For further reference:

http://findarticles.com/p/articles/mi_qa37...01/ai_n19431693

http://www.crowechizek.com/crowe/Publicati...tail.cfm?id=469

Posted

IRC §1372(b) defines a 2% shareholder as "any person who owns (or is considered as owning within the meaning of section 318) . . . more than 2 percent of the outstanding stock . . .)

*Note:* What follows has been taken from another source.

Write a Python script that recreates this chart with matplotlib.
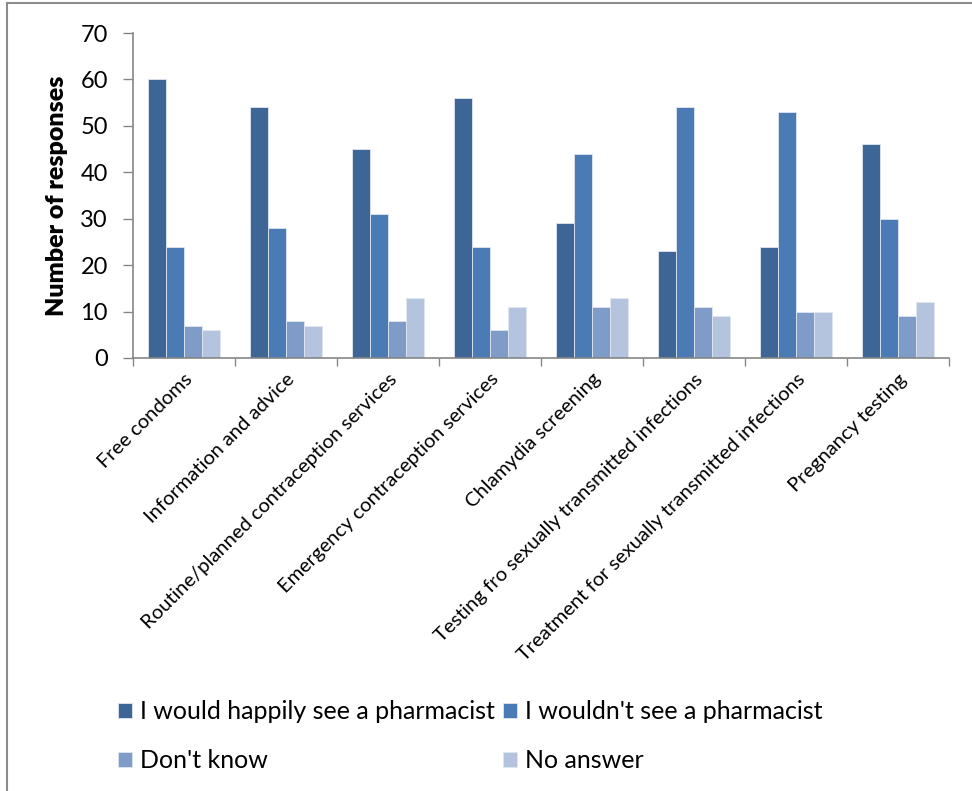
import numpy as np
import matplotlib
matplotlib.use("Agg")
import matplotlib.pyplot as plt
from matplotlib.lines import Line2D

plt.rcParams['font.family'] = ['Lato', 'DejaVu Sans']

categories = [
    "Free condoms",
    "Information and advice",
    "Routine/planned contraception services",
    "Emergency contraception services",
    "Chlamydia screening",
    "Testing fro sexually transmitted infections",
    "Treatment for sexually transmitted infections",
    "Pregnancy testing",
]
series_names = [
    "I would happily see a pharmacist",
    "I wouldn't see a pharmacist",
    "Don't know",
    "No answer",
]
happily = [60, 54, 45, 56, 29, 23, 24, 46]
wouldnt = [24, 28, 31, 24, 44, 54, 53, 30]
dont_know = [7, 8, 8, 6, 11, 11, 10, 9]
no_answer = [6, 7, 13, 11, 13, 9, 10, 12]
colors = ["#3d6697", "#4a7bb4", "#7f9cc9", "#b5c4de"]

fig = plt.figure(figsize=(9.72, 7.91), dpi=100)
ax = fig.add_axes([133 / 972, 1 - 358 / 791, (949 - 133) / 972, (358 - 33) / 791])

x = np.arange(len(categories))
bw = 0.1786
bars = []
for i, (vals, c, name) in enumerate(zip([happily, wouldnt, dont_know, no_answer], colors, series_names)):
    b = ax.bar(x + (i - 1.5) * bw, vals, width=bw, color=c, edgecolor="#dfe6f0",
               linewidth=0.6, label=name, zorder=2)
    bars.append(b)

ax.set_xlim(-0.5, len(categories) - 0.5)
ax.set_ylim(0, 70)
ax.set_yticks(range(0, 71, 10))
ax.tick_params(axis='y', labelsize=17, length=7, width=1, color="#868686", pad=11)
ax.set_xticks(x)
ax.set_xticklabels(categories, rotation=45, ha='right', rotation_mode='anchor', fontsize=14.5)
ax.tick_params(axis='x', length=0, pad=9)
ax.set_xticks(np.arange(-0.5, len(categories)), minor=True)
ax.tick_params(axis='x', which='minor', length=6, width=1, color="#868686")
for s in ("top", "right"):
    ax.spines[s].set_visible(False)
for s in ("left", "bottom"):
    ax.spines[s].set_color("#868686")
    ax.spines[s].set_linewidth(1.2)
ax.set_ylabel("Number of responses", fontsize=18, fontweight='heavy', labelpad=9)

# legend fills column-wise; order handles so rows read across
order = [0, 2, 1, 3]
leg = fig.legend([bars[k] for k in order], [series_names[k] for k in order], ncol=2,
                 loc='upper left', bbox_to_anchor=(108 / 972, 1 - 690 / 791), frameon=False,
                 fontsize=18, handlelength=0.55, handleheight=0.55,
                 handletextpad=0.35, columnspacing=0.3, labelspacing=1.05,
                 borderaxespad=0)

# outer chart frame
fig.add_artist(Line2D([7 / 972, 7 / 972], [0, 1 - 3 / 791], transform=fig.transFigure,
                      color="#8c8c8c", lw=1.5))
fig.add_artist(Line2D([7 / 972, 1], [1 - 3 / 791, 1 - 3 / 791], transform=fig.transFigure,
                      color="#8c8c8c", lw=1.5))

fig.savefig("out.png", dpi=100)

IRC §318(a)(2)(B)(i) states "Stock owned, directly or indirectly, by or for a trust (other than an employees' trust described in section 401(a) which is exempt from tax under section 501(a) ) shall be considered as owned by its beneficiaries in proportion to the actuarial interest of such beneficiaries in such trust" (emphasis added). ESOP assets are held by trusts described in §401(a) which are exempt under 501(a), therefore beneficial ownership through an ESOP's trust would not make anyone a 2% shareholder for purposes of §1372.

Marcus R. Piquet, CPA

American ESOP Advisors LLC
5995 Brockton Ave Fl 2, Riverside, CA 92506-1833
(951) 779-1124 (v) (951) 346-0896 (fax)

mpiquet@AmericanESOP.com

Posted

Where some of the confusion arises is because Section 267 sets the attribution rules for certain provisions of the Code. Under this section, there is attribution of stock out of a trust to the beneficiaries without any exclusion for 401(a) trusts. But, I agree that for purposes of Section 1372, there is no attribution out of the ESOP trust.